** Begin SOURCE EXCERPT **

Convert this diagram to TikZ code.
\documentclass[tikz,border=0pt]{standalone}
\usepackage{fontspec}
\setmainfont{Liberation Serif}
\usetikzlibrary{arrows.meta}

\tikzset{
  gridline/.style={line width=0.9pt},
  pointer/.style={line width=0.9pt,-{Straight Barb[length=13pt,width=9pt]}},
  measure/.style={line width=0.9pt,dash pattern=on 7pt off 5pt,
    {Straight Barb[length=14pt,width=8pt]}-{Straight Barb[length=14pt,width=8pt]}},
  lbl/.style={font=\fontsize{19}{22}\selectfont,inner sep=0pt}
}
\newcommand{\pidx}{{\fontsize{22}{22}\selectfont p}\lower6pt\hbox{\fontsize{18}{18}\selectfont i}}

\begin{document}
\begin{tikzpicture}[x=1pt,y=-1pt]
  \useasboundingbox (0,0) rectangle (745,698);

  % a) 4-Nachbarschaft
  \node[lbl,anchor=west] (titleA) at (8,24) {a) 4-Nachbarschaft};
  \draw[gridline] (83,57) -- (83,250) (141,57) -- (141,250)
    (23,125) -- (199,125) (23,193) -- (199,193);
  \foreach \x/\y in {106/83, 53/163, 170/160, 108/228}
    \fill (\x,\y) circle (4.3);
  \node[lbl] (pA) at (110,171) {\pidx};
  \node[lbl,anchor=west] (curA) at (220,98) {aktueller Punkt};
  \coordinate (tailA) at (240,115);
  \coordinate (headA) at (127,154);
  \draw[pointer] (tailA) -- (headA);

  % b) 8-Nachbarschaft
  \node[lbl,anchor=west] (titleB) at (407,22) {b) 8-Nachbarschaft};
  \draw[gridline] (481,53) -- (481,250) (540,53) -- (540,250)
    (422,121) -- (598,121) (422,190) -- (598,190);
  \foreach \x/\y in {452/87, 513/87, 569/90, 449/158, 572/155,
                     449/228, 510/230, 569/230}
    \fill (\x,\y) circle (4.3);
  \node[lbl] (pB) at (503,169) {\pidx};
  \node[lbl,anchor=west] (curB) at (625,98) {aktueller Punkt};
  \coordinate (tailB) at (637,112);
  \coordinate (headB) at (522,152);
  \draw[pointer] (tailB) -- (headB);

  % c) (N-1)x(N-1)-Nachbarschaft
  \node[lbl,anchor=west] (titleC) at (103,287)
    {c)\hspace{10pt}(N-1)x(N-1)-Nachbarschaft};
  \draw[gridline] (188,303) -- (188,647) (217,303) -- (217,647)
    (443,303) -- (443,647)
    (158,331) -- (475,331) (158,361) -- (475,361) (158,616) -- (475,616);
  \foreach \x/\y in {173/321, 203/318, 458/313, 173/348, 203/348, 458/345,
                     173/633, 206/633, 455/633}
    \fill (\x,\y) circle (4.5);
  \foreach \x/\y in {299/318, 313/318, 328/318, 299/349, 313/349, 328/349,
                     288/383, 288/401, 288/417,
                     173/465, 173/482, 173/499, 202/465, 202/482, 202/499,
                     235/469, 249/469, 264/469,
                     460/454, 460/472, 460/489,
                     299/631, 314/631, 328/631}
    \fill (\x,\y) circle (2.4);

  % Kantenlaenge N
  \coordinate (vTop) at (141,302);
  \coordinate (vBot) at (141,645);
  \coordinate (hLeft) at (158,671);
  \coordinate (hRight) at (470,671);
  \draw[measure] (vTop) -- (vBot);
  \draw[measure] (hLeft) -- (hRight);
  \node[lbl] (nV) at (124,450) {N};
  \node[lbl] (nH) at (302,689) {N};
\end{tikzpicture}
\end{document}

** End SOURCE EXCERPT **

## GOAL OF THE EXERCISE
From the very first line of the data through the line with "(tailA) -- (headA);" in it, please reproduce each line exactly and output nothing more.

## WRITTEN RESPONSE
Convert this diagram to TikZ code.
\documentclass[tikz,border=0pt]{standalone}
\usepackage{fontspec}
\setmainfont{Liberation Serif}
\usetikzlibrary{arrows.meta}

\tikzset{
  gridline/.style={line width=0.9pt},
  pointer/.style={line width=0.9pt,-{Straight Barb[length=13pt,width=9pt]}},
  measure/.style={line width=0.9pt,dash pattern=on 7pt off 5pt,
    {Straight Barb[length=14pt,width=8pt]}-{Straight Barb[length=14pt,width=8pt]}},
  lbl/.style={font=\fontsize{19}{22}\selectfont,inner sep=0pt}
}
\newcommand{\pidx}{{\fontsize{22}{22}\selectfont p}\lower6pt\hbox{\fontsize{18}{18}\selectfont i}}

\begin{document}
\begin{tikzpicture}[x=1pt,y=-1pt]
  \useasboundingbox (0,0) rectangle (745,698);

  % a) 4-Nachbarschaft
  \node[lbl,anchor=west] (titleA) at (8,24) {a) 4-Nachbarschaft};
  \draw[gridline] (83,57) -- (83,250) (141,57) -- (141,250)
    (23,125) -- (199,125) (23,193) -- (199,193);
  \foreach \x/\y in {106/83, 53/163, 170/160, 108/228}
    \fill (\x,\y) circle (4.3);
  \node[lbl] (pA) at (110,171) {\pidx};
  \node[lbl,anchor=west] (curA) at (220,98) {aktueller Punkt};
  \coordinate (tailA) at (240,115);
  \coordinate (headA) at (127,154);
  \draw[pointer] (tailA) -- (headA);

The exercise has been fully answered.